Our initial inquiry is to determine whether the damage to the Hurst home occurred during the time period that Askren was insured by Zurich. Zurich issued a commercial general liability insurance policy to Askren, policy number GLO1457936-02F, which was effective from August 14, 1993 to August 14, 1994. R. 253. The insurance policy issued by Zurich to Askren was renewed by Askren under policy number GLO 1457936-03, which was effective from August 14, 1994 to August 14, 1995.[1] R. 16. Askren conducted the initial termite inspection of the Hurst home on April 14, 1994. R. 52. Thus, Askren was insured by Zurich under the CGL policy on April 14, 1994, the date that Askren conducted the negligent termite inspection of Hurst's home.

Because we have determined that Askren was insured by Zurich on the date that it negligently conducted the termite inspection of Hurst's home, we must now determine whether the insurance policy issued by Zurich to Askren covers damages resulting from Askren's negligent termite inspection of a residence. Under Indiana law, a contract for insurance is subject to the same rules of interpretation as are other contracts. Eli Lilly & Co. v. Home Ins. Co., 482 N.E.2d 467, 470 (Ind. 1985). The interpretation is "primarily a question of law for the court, even if the policy contains an ambiguity needing resolution." Tate v. Secura Ins., 587 N.E.2d 665, 668 (Ind. 1992). If the language in the insurance policy is clear and unambiguous, then it should be given its plain and ordinary meaning. Id. An unambiguous insurance policy must be enforced according to its terms, even those terms that limit an insurer's liability. Selleck v. Westfield Ins. Co., 617 N.E.2d 968, 970 (Ind. Ct. App. 1993), trans. denied.

However, if the language of the policy is ambiguous, then the court may apply the rules of construction in interpreting the language. Eli Lilly, 482 N.E.2d at 470. An ambiguity does not arise merely because the two parties proffer differing interpretations of the policy language. Lexington Ins. v. American Healthcare Providers, 621 N.E.2d 332, 336 (Ind. Ct. App. 1993), trans. denied. Rather, the policy is ambiguous only if it is "susceptible to more then one interpretation and reasonably intelligent persons would differ as to its meaning." Commercial Union Ins. v. Moore, 663 N.E.2d 179, 181 (Ind. Ct. App. 1996), trans. denied. See Masonic Accident Ins. Co. v. Jackson, 200 Ind. 472, 481, 164 N.E. 628, 631 (1929). If there is an ambiguity, an insurance contract should be interpreted in the light most favorable to the insured. Eli Lilly, 482 N.E.2d at 470. The contract should be construed to further its basic purpose of indemnity.

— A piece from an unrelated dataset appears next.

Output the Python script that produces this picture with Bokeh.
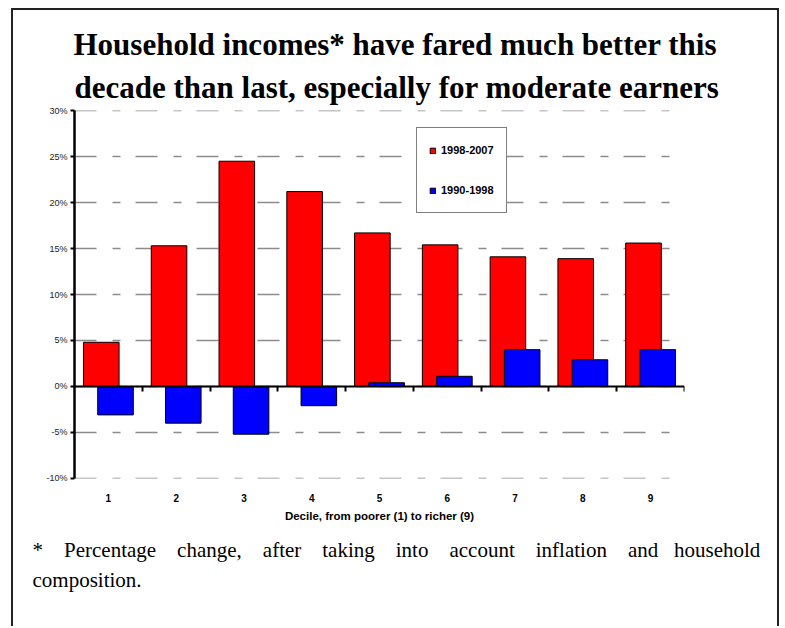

The schedule of the CGL policy issued by Zurich to Askren provides that the pest control form is part and parcel of the CGL policy. R. 41. Thus, both Zurich and Askren are bound by the provisions and terms contained in the pest control policy. We believe that the terms of the pest control form[2] are clear and unambiguous, and express both Zurich and Askren's intent that the damages arising from Askren's negligent termite inspection of a residence is covered by the pest control form of the CGL policy.

The pest control form of the CGL policy under the title "COVERAGE P. PEST CONTROL PROPERTY DAMAGE LIABILITY," provides in pertinent part that:

1. Insuring Agreements

A. In consideration of the premium indicated in the Schedule, we will pay on behalf of the insured those sums that the insured becomes legally obligated to pay because of "property damage" which arises from a "pest inspection."

. . .

(2) Inspections must be made by [sic] the insured during our policy period[3] within the "coverage territory,"[4] and during the conduct of the insured's business as a "pest" control contractor.[5]

(3) The "property damage" must be caused by an "occurrence."

R. 37. The pest control form of the CGL policy defines "property damage" as:

Any "pest" damage, which was not indicated on the inspection report, but should have been discovered by the insured through a routine inspection, necessitating repair or replacement of damage to real property, and where live active "pest" infestation is found.

R. 40. Furthermore, an "occurrence" is defined in the pest control form of the CGL policy as:

An active "pest" infestation of property, including continuous or repeated exposure to substantially the same general harmful conditions, which happen after inspection of the insured.

Id.

The damages to Hurst's home must fit within the definition of "property damage" in the pest control form in order for the CGL policy to cover the loss. On April 14, 1994, Askren conducted the termite inspection at the residence Hurst later purchased. The Askren employee who conducted the termite inspection of Hurst's home prepared a termite inspection report, stating that "no evidence of infestation from wood destroying insects was obvious." Id. Hurst relied on Askren's termite inspection report when he purchased the residence for $52,500.00. After purchasing the home, Hurst discovered that the residence was infested with termites, and that the home had sustained damage from the pests. Therefore, the Hurst home suffered "property damage" as a result of Askren's failure to detect the termite infestation of the residence as defined by the pest control form of the CGL policy.

The pest control form of the CGL policy also requires that the "property damage" be caused by an "occurrence." Askren conducted the termite inspection of Hurst's home on April 14, 1994. On May 23 or 24, 1994, Hurst's realtor contacted Askren via telephone to report that Hurst had discovered termites in the home. On May 31, 1994, Alan and an Askren employee visited Hurst's home and discovered that the residence was infested with termites and that the home had suffered damage as a result of the infestation. The time period between Askren's termite inspection of the residence for termites and the discovery of the infestation of the residence by Hurst was less than two months, and thus, it is reasonable to assume that the residence was infested with termites on April 14, 1994. Additionally, Askren admitted in Hurst's suit against Askren that it "was negligent in failing to report evidence of live termites and termite damage." Brief of Appellant at 20. Moreover, Hurst's home was repeatedly exposed to an active pest infestation after the home was inspected by Askren. Therefore, we believe that the "property damage" was a result of an "occurrence" as defined in the pest control form of the CGL policy, and thus, the CGL policy covered the loss from Askren's negligent inspection of Hurst's home. However, this does not result in automatic liability for Zurich because Askren has a duty to Zurich under the policy that must be fulfilled before coverage is extended to cover the loss.